Para Robba, o Judiciário, na maioria dos casos, tem decidido a favor dos consumidores. “A exceção são tratamentos excluídos da cobertura, medicamentos experimentais ou que não são regulamentados pela Anvisa – esses realmente ficam fora da obrigação. O mesmo vale para procedimentos meramente estéticos”, diz. Por outro lado, afirma, quando há prescrição clara e necessidade efetiva, mesmo fora do rol da ANS, “o Judiciário costuma obrigar a operadora a cobrir”.

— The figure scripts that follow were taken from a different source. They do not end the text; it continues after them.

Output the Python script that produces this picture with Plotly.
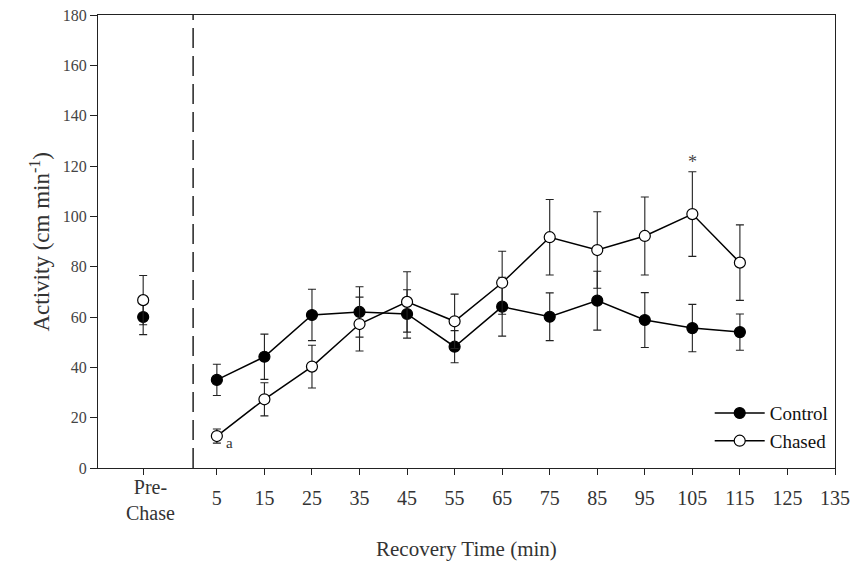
import plotly.graph_objects as go

# Data
pre_x = -10.5
times = [5, 15, 25, 35, 45, 55, 65, 75, 85, 95, 105, 115]
control_pre, control_pre_err = 60.0, 7.0
control = [35.0, 44.2, 60.8, 62.0, 61.2, 48.2, 64.1, 60.1, 66.5, 58.8, 55.6, 54.0]
control_err = [6.2, 9.0, 10.2, 10.0, 9.6, 6.4, 11.7, 9.5, 11.7, 10.9, 9.4, 7.2]
chased_pre, chased_pre_err = 66.7, 9.8
chased = [12.7, 27.3, 40.3, 57.2, 66.0, 58.3, 73.6, 91.7, 86.6, 92.2, 100.9, 81.6]
chased_err = [2.8, 6.6, 8.5, 10.7, 12.0, 10.8, 12.5, 15.0, 15.2, 15.5, 16.8, 15.0]

num_ticks = list(range(5, 136, 10))
tick_vals = [pre_x] + num_ticks
tick_text = [" "] + [str(v) for v in num_ticks]
pre_label = "Pre-<br>Chase"
x_title = "Recovery Time (min)"
y_title = "Activity (cm min<sup>-1</sup>)"

FONT = "Liberation Serif, Times New Roman, serif"

fig = go.Figure()

def add_series(name, pre_y, pre_e, ys, es, fill):
    x = [pre_x, None] + times
    y = [pre_y, None] + ys
    e = [pre_e, 0] + es
    fig.add_trace(go.Scatter(
        x=x, y=y, name=name, mode="lines+markers",
        connectgaps=False,
        line=dict(color="black", width=1.5),
        marker=dict(size=11, color=fill, line=dict(color="black", width=1.2)),
        error_y=dict(type="data", array=e, visible=True, color="#222",
                     thickness=1.1, width=4),
    ))

add_series("Control", control_pre, control_pre_err, control, control_err, "black")
add_series("Chased", chased_pre, chased_pre_err, chased, chased_err, "white")

# dashed separator at time 0
fig.add_shape(type="line", x0=0, x1=0, y0=0, y1=180, xref="x", yref="y",
              line=dict(color="black", width=1.3, dash="20px,8px"))

# annotations
fig.add_annotation(x=5, y=chased[0], text="a", showarrow=False, xshift=13, yshift=-7,
                   font=dict(family=FONT, size=15, color="#333"))
fig.add_annotation(x=105, y=chased[10] + chased_err[10], text="*", showarrow=False,
                   yshift=10, font=dict(family=FONT, size=18, color="#444"))
fig.add_annotation(x=pre_x, y=0, yref="y", text=pre_label, showarrow=False,
                   yanchor="top", yshift=-6, xshift=7, align="center",
                   font=dict(family=FONT, size=20, color="#333"))
fig.add_annotation(x=0.5, y=0, xref="paper", yref="paper", text=x_title, showarrow=False,
                   yanchor="middle", yshift=-81,
                   font=dict(family=FONT, size=21, color="#333"))
fig.add_annotation(x=0, y=0.5, xref="paper", yref="paper", text=y_title, showarrow=False,
                   xanchor="center", xshift=-58, textangle=-90,
                   font=dict(family=FONT, size=23, color="#333"))

fig.update_layout(
    width=852, height=561,
    margin=dict(l=98, r=17, t=15, b=93, autoexpand=False),
    paper_bgcolor="white", plot_bgcolor="white",
    font=dict(family=FONT, size=15, color="#333"),
    showlegend=True,
    legend=dict(x=0.83, y=0.163, xanchor="left", yanchor="top",
                bgcolor="rgba(0,0,0,0)", font=dict(family=FONT, size=19, color="#111"),
                itemwidth=50, tracegroupgap=0),
    xaxis=dict(range=[-20, 135], tickmode="array", tickvals=tick_vals, ticktext=tick_text,
               showgrid=False, zeroline=False, showline=True, linecolor="#222", linewidth=1.3,
               mirror=True, ticks="outside", ticklen=6, tickcolor="#222", automargin=False,
               ticklabelstandoff=6,
               tickfont=dict(family=FONT, size=20, color="#333")),
    yaxis=dict(range=[0, 180], tickmode="array", tickvals=list(range(0, 181, 20)),
               showgrid=False, zeroline=False, showline=True, linecolor="#222", linewidth=1.3,
               mirror=True, ticks="outside", ticklen=7, tickcolor="#222", automargin=False,
               tickfont=dict(family=FONT, size=16, color="#444")),
)

fig.write_html("out.html", config={"displayModeBar": False},
               post_script="document.body.style.margin='0';")
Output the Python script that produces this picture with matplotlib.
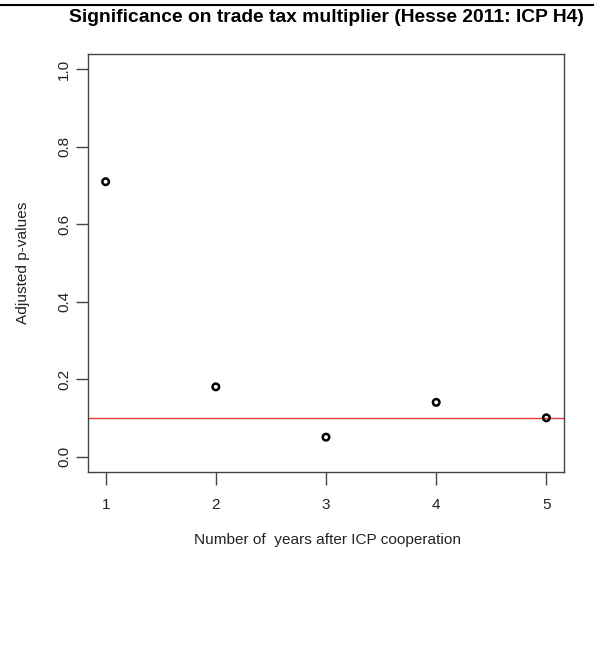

Ele chama atenção ainda para um ponto específico do levantamento do CNJ: a baixa taxa de conciliação. Mostra, afirma o advogado, que asoperadoras têm pouca disponibilidade para flexibilizar coberturas e compreender a necessidade individual de cada paciente. “Assim, o Judiciário acaba sendo uma das poucas alternativas para garantir o tratamento. O que percebemos é que o Judiciário se tornou mais rigoroso, buscando garantir ao consumidor exatamente aquilo que o plano de saúde deveria cobrir.”
Em nota ao Valor, a Associação Brasileira de Planos de Saúde (Abramge) diz que orienta que todas as operadoras associadas sigam integralmente o Rol de Procedimentos e Eventos em Saúde da Agência Nacional de Saúde Suplementar (ANS) – incluindo exames, cirurgias e demais procedimentos relacionados ao diagnóstico e tratamento do câncer. E que segue comprometida com as melhores práticas e atenção ao cumprimento das diretrizes regulatórias do setor.
A Amil, também por nota, afirma que não houve falta de assistência à pedagoga Andréia Gonçalves, mas realizou uma avaliação de cobertura extracontratual do exame solicitado e a equipe de Medicina Baseada em Evidências concluiu que não há evidências científicas suficientes sobre seus resultados. “O exame não cumpre critérios técnicos definidos pelo STF, em decisão de 18 de setembro, para autorização de coberturas não previstas no rol da ANS”, diz.